Now, we forget about women’s soccer until the 2023 World Cup. Perhaps there will be a little interest for the 2020 Summer Olympics in Tokyo.
That’s a shame. Women’s soccer is worthy of more attention.
The nine-team National Women’s Soccer League has just two teams averaging attendance above 5,000 per game: Utah at almost 11K and Portland at a freakish 18,000-plus. Tickets sold might spike a bit in the wake of the U.S. winning. Budweiser just jumped on as a sponsor, and ESPN will televise 14 NWSL games between now and season’s end.
Both deals arrived after the NWSL season started and are directly derivative of World Cup hype.
The other odd by-product is on social media, where a significant amount of Americans seemed to be rooting against the U.S. in the final. That’s because of Megan Rapinoe’s feud with President Donald Trump.
That’s sad. But these women aren’t exactly America’s sweethearts, not do they try to be. That’s fine. To thine own selves be true.
The U.S. women won’t be visiting the White House. (But what if a few of them wanted to? Would they have the fortitude to speak up? Doubtful.)
Perhaps it’s time for no team to visit the White House. That’s regardless of who’s president. Let’s divorce sports from politics. This seems a good place to start.
The crowd in Lyon, France, erupted in chants of “equal pay” after the U.S.-Netherlands final.
That’s a two-pronged debate.
On the international level, France got $38 million for winning the men’s World Cup in Russia last year. The U.S. women will get $4 million for this victory.
But that World Cup in Russia generated $6 billion in revenue. The players got more than seven percent of that.
The 2015 women’s World Cup in Canada generated $73 million in revenue. The players got 13 percent of that.
Domestically, the U.S. women have a good argument for equal pay.
Between 2016-18, their games brought in more cash than the U.S. men’s games: $50.8 million to $49.9 million. Given the women’s success (and the men’s lack thereof), equal pay should be a fait accompli. Heck, the women deserve a little more than the men.
It’s all tied into revenue. You can’t go equal just for the sake of good PR.
The women’s game deserves more respect than it got Sunday. Two men’s finals were played the same day, namely the Copa America championship between Brazil and Peru, and the Gold Cup title match between the U.S. and Mexico.
FIFA sanctions all those competitions. That glut should have been prevented. The women should have had the day to themselves.

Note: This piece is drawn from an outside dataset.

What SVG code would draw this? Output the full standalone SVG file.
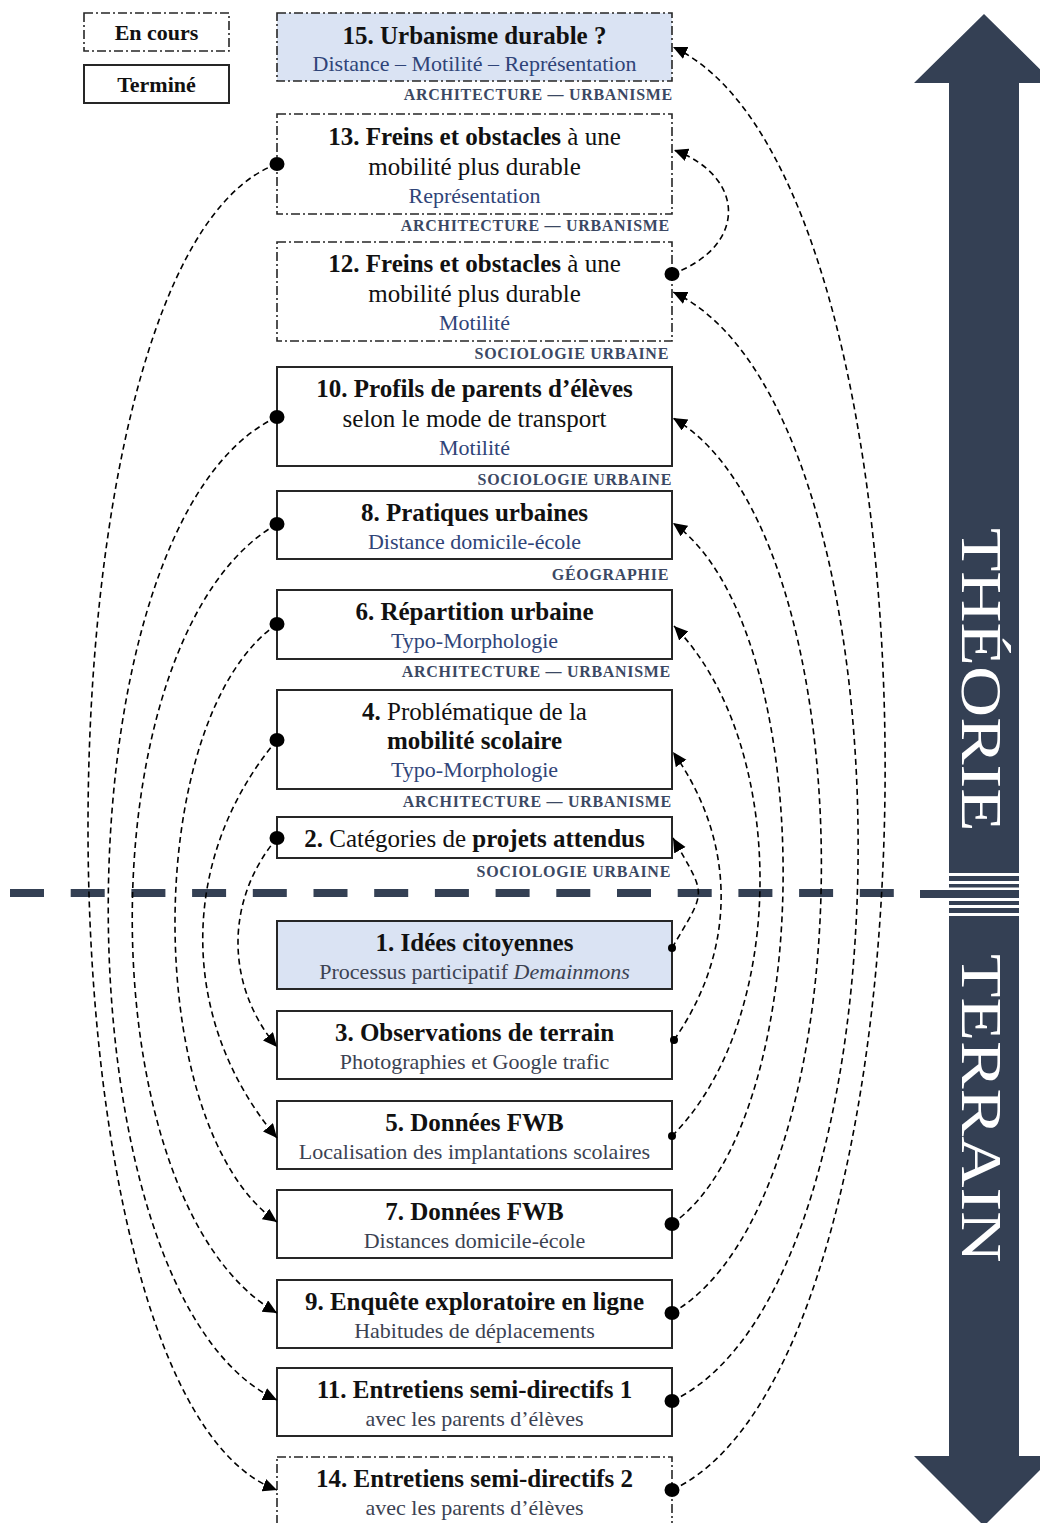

The women’s final once more showed the impact of replay.
Alex Morgan of the U.S. took a high kick to the shoulder from Dutch defender Stefanie van der Gragt while in the box. It was 0-0 in the 58th minute, and the referee either didn’t see it or let it go. Most refs would let it go in that situation. It didn’t egregiously prevent a scoring chance.
But when that decision went to replay, the foul couldn’t be ignored. It’s a high kick. The situation doesn’t enter into it. It’s a penalty.
Is that good? Is it bad? It’s a big change, that’s for sure.
Rose Lavelle of the U.S. put the result out of reach with a goal reminiscent of Liverpool’s Mo Salah charging forward. It was a magic moment and should be what’s remembered most about the U.S. victory.
But it probably won’t be. All the ancillary controversies have, in many respects, made the U.S. winning a second straight World Cup into a sidebar.
That’s because the U.S. women merely did as expected. That can be the curse of a dynasty.